§ **YOUR OBJECTIVE**
Below are entries. Give back exactly the lines from the one containing "Rebuild this chart" through the one containing "from matplotlib.patches import Rectangle", inclusive, without the pictures.

§ **ENTRIES**
══════════════════════════════
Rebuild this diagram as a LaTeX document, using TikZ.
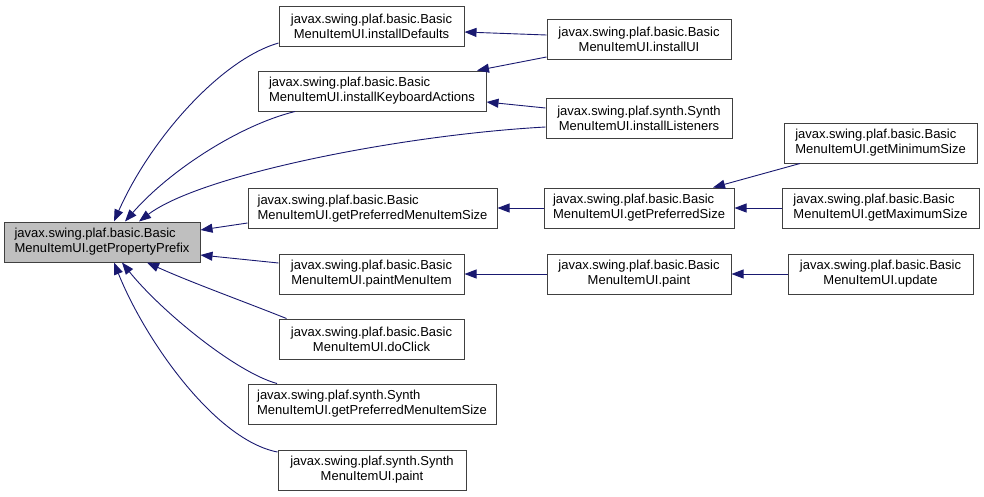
\documentclass[tikz,border=0pt]{standalone}
\usepackage{fontspec}
\setmainfont{Liberation Sans}
\usetikzlibrary{arrows.meta}
\definecolor{edgeblue}{HTML}{191970}
\definecolor{boxline}{HTML}{404040}
\definecolor{rootfill}{HTML}{BFBFBF}
\begin{document}
\begin{tikzpicture}[x=1pt,y=-1pt,
  box/.style={draw=boxline,line width=1pt,fill=white,rectangle,inner sep=0pt,minimum height=40pt,
    font=\fontsize{13}{15}\selectfont},
  boxc/.style={box,align=center},
  boxl/.style={box,align=left},
  rootbox/.style={boxl,fill=rootfill},
  edge/.style={draw=edgeblue,line width=0.9pt,-{Triangle[length=12pt,width=9pt,fill=edgeblue]}}]
\useasboundingbox (0,0) rectangle (984,496);
% nodes
\node[rootbox,minimum width=196pt] (root) at (102,242) {javax.swing.plaf.basic.Basic\\MenuItemUI.getPropertyPrefix};
\node[boxc,minimum width=185pt] (iDef) at (371.5,26) {javax.swing.plaf.basic.Basic\\MenuItemUI.installDefaults};
\node[boxl,minimum width=228pt] (iKey) at (372,91) {javax.swing.plaf.basic.Basic\\MenuItemUI.installKeyboardActions};
\node[boxc,minimum width=184pt] (iUI) at (639,39) {javax.swing.plaf.basic.Basic\\MenuItemUI.installUI};
\node[boxc,minimum width=186pt] (iLis) at (639,118) {javax.swing.plaf.synth.Synth\\MenuItemUI.installListeners};
\node[boxl,minimum width=193pt] (gMin) at (880.5,143) {javax.swing.plaf.basic.Basic\\MenuItemUI.getMinimumSize};
\node[boxl,minimum width=249pt] (gPMIS) at (372.5,208.5) {javax.swing.plaf.basic.Basic\\MenuItemUI.getPreferredMenuItemSize};
\node[boxl,minimum width=190pt] (gPS) at (639,208) {javax.swing.plaf.basic.Basic\\MenuItemUI.getPreferredSize};
\node[boxl,minimum width=197pt] (gMax) at (880.5,208) {javax.swing.plaf.basic.Basic\\MenuItemUI.getMaximumSize};
\node[boxc,minimum width=185pt] (pMI) at (371.5,274) {javax.swing.plaf.basic.Basic\\MenuItemUI.paintMenuItem};
\node[boxc,minimum width=184pt] (paint) at (639,274) {javax.swing.plaf.basic.Basic\\MenuItemUI.paint};
\node[boxc,minimum width=185pt] (update) at (880.5,274) {javax.swing.plaf.basic.Basic\\MenuItemUI.update};
\node[boxc,minimum width=185pt] (doClick) at (371.5,339) {javax.swing.plaf.basic.Basic\\MenuItemUI.doClick};
\node[boxl,minimum width=248pt] (sPMIS) at (372,404) {javax.swing.plaf.synth.Synth\\MenuItemUI.getPreferredMenuItemSize};
\node[boxc,minimum width=188pt] (sPaint) at (372,470) {javax.swing.plaf.synth.Synth\\MenuItemUI.paint};
% edges into root
\draw[edge] ([yshift=-17pt]iDef.west) .. controls (220,60) and (150,140) .. ([xshift=12pt]root.north);
\draw[edge] ([xshift=-77pt]iKey.south) .. controls (240,125) and (170,170) .. ([xshift=23pt]root.north);
\draw[edge] ([yshift=-9pt]iLis.west) .. controls (400,135) and (200,175) .. ([xshift=37pt]root.north);
\draw[edge] ([yshift=-14.5pt]gPMIS.west) -- ([yshift=12pt]root.east);
\draw[edge] ([yshift=11pt]pMI.west) -- ([yshift=-13pt]root.east);
\draw[edge] ([xshift=-85pt]doClick.north) .. controls (240,300) and (190,282) .. ([xshift=45pt]root.south);
\draw[edge] ([xshift=-95pt]sPMIS.north) .. controls (235,372) and (160,310) .. ([xshift=20pt]root.south);
\draw[edge] ([yshift=18pt]sPaint.west) .. controls (215,440) and (145,340) .. ([xshift=12pt]root.south);
% other edges
\draw[edge] ([yshift=4pt]iUI.west) -- ([yshift=-6pt]iDef.east);
\draw[edge] ([yshift=-18pt]iUI.west) -- ([xshift=105pt]iKey.north);
\draw[edge] ([yshift=10pt]iLis.west) -- ([yshift=-11pt]iKey.east);
\draw[edge] ([xshift=-80.5pt]gMin.south) -- ([xshift=74pt]gPS.north);
\draw[edge] (gMax.west) -- (gPS.east);
\draw[edge] (gPS.west) -- (gPS.west -| gPMIS.east);
\draw[edge] (paint.west) -- (pMI.east);
\draw[edge] (update.west) -- (paint.east);
\end{tikzpicture}
\end{document}
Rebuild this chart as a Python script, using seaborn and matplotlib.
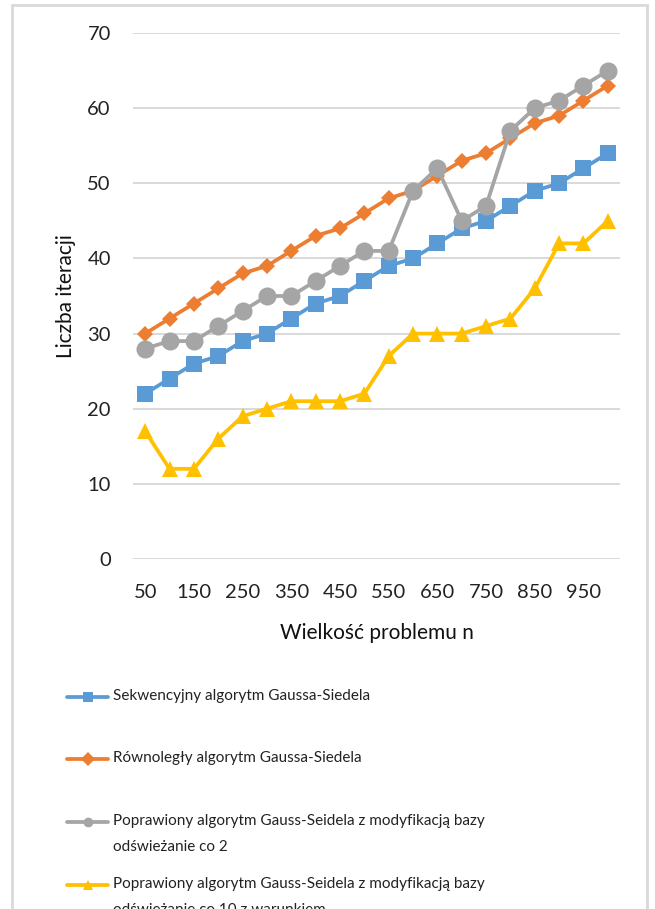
import numpy as np
import pandas as pd
import matplotlib
matplotlib.use("Agg")
import matplotlib.pyplot as plt
import seaborn as sns
from matplotlib.lines import Line2D
from matplotlib.patches import Rectangle

sizes = [50, 100, 150, 200, 250, 300, 350, 400, 450, 500,
         550, 600, 650, 700, 750, 800, 850, 900, 950, 1000]
sekwencyjny = [22, 24, 26, 27, 29, 30, 32, 34, 35, 37, 39, 40, 42, 44, 45, 47, 49, 50, 52, 54]
rownolegly = [30, 32, 34, 36, 38, 39, 41, 43, 44, 46, 48, 49, 51, 53, 54, 56, 58, 59, 61, 63]
poprawiony_2 = [28, 29, 29, 31, 33, 35, 35, 37, 39, 41, 41, 49, 52, 45, 47, 57, 60, 61, 63, 65]
poprawiony_10 = [17, 12, 12, 16, 19, 20, 21, 21, 21, 22, 27, 30, 30, 30, 31, 32, 36, 42, 42, 45]
xtick_labels = [50, 150, 250, 350, 450, 550, 650, 750, 850, 950]
yticks = [0, 10, 20, 30, 40, 50, 60, 70]

series_names = [
    "Sekwencyjny algorytm Gaussa-Siedela",
    "Równoległy algorytm Gaussa-Siedela",
    "Poprawiony algorytm Gauss-Seidela z modyfikacją bazy\nodświeżanie co 2",
    "Poprawiony algorytm Gauss-Seidela z modyfikacją bazy\nodświeżanie co 10 z warunkiem",
]
colors = ["#5B9BD5", "#ED7D31", "#A5A5A5", "#FFC000"]
markers = ["s", "D", "o", "^"]
msizes = [11.5, 8.5, 13, 12]

sns.set_theme(style="white")
plt.rcParams['font.family'] = ['Lato', 'DejaVu Sans']

df = pd.DataFrame({
    "n": sizes * 4,
    "iter": sekwencyjny + rownolegly + poprawiony_2 + poprawiony_10,
    "seria": sum([[s] * len(sizes) for s in series_names], []),
})

fig = plt.figure(figsize=(6.55, 9.09), dpi=100)
ax = fig.add_axes([133 / 655, 1 - 559 / 909, (620 - 133) / 655, (559 - 33) / 909])

sns.lineplot(data=df, x="n", y="iter", hue="seria", style="seria",
             palette=dict(zip(series_names, colors)),
             markers=dict(zip(series_names, markers)),
             dashes=False, linewidth=2.7, ax=ax, legend=False)
for line, ms in zip(ax.lines, msizes):
    line.set_markersize(ms)
    line.set_markeredgewidth(0)

ax.set_xlim(25, 1025)
ax.set_ylim(0, 70)
ax.set_xticks(xtick_labels)
ax.set_xticklabels([str(v) for v in xtick_labels], fontsize=14.5, color="#222222")
ax.set_yticks(yticks)
ax.set_yticklabels([str(v) for v in yticks], fontsize=14.5, color="#222222")
ax.tick_params(axis="both", length=0)
ax.tick_params(axis="x", pad=18)
ax.tick_params(axis="y", pad=16)
ax.yaxis.grid(True, color="#D9D9D9", linewidth=1.4)
ax.set_axisbelow(True)
for sp in ax.spines.values():
    sp.set_visible(False)
ax.set_xlabel("Wielkość problemu n", fontsize=15, color="#111111", labelpad=16)
ax.set_ylabel("Liczba iteracji", fontsize=15, color="#111111", labelpad=8)

# outer chart frame
fig.patches.append(Rectangle((12 / 655, -0.05), (647 - 12) / 655, 1 - 5 / 909 + 0.05,
                             transform=fig.transFigure, fill=False,
                             edgecolor="#D9D9D9", linewidth=2))

# legend (drawn below plot area)
leg_y = [697, 759, 822, 885]
for name, col, mk, y in zip(series_names, colors, markers, leg_y):
    yf = 1 - y / 909
    fig.add_artist(Line2D([67 / 655, 108 / 655], [yf, yf], transform=fig.transFigure,
                          color=col, linewidth=2.7))
    fig.add_artist(Line2D([87.5 / 655], [yf], transform=fig.transFigure,
                          color=col, marker=mk, markersize=7, markeredgewidth=0))
    fig.text(113 / 655, yf + 8 / 909, name, fontsize=11, color="#222222",
             va="top", ha="left", linespacing=2.05)

fig.savefig("out.png", dpi=100)
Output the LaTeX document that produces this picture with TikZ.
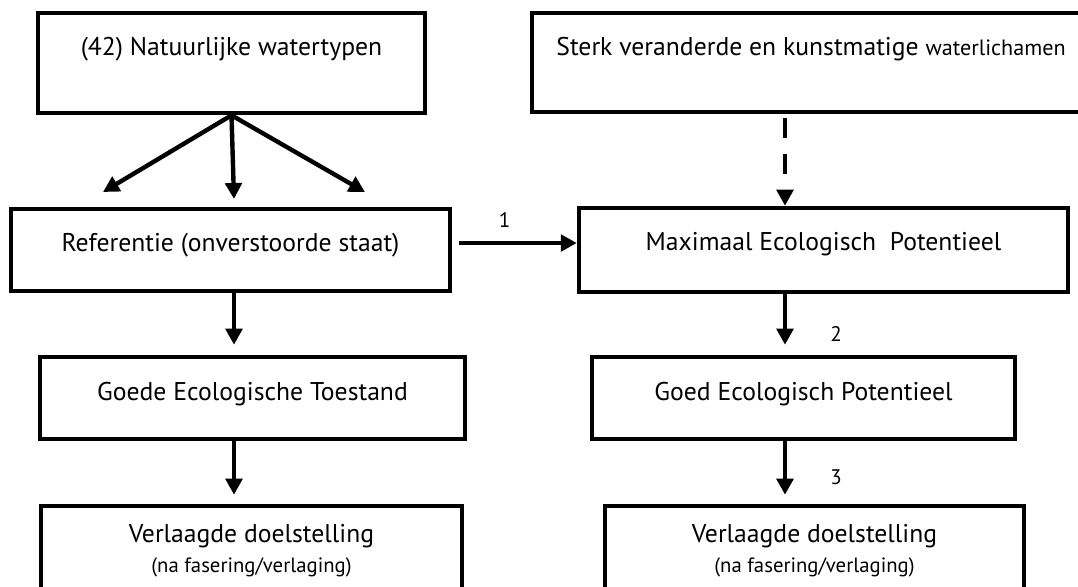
══════════════════════════════
§ **SOLUTION TO THIS PROBLEM**
Rebuild this chart as a Python script, using seaborn and matplotlib.
import numpy as np
import pandas as pd
import matplotlib
matplotlib.use("Agg")
import matplotlib.pyplot as plt
import seaborn as sns
from matplotlib.lines import Line2D
from matplotlib.patches import Rectangle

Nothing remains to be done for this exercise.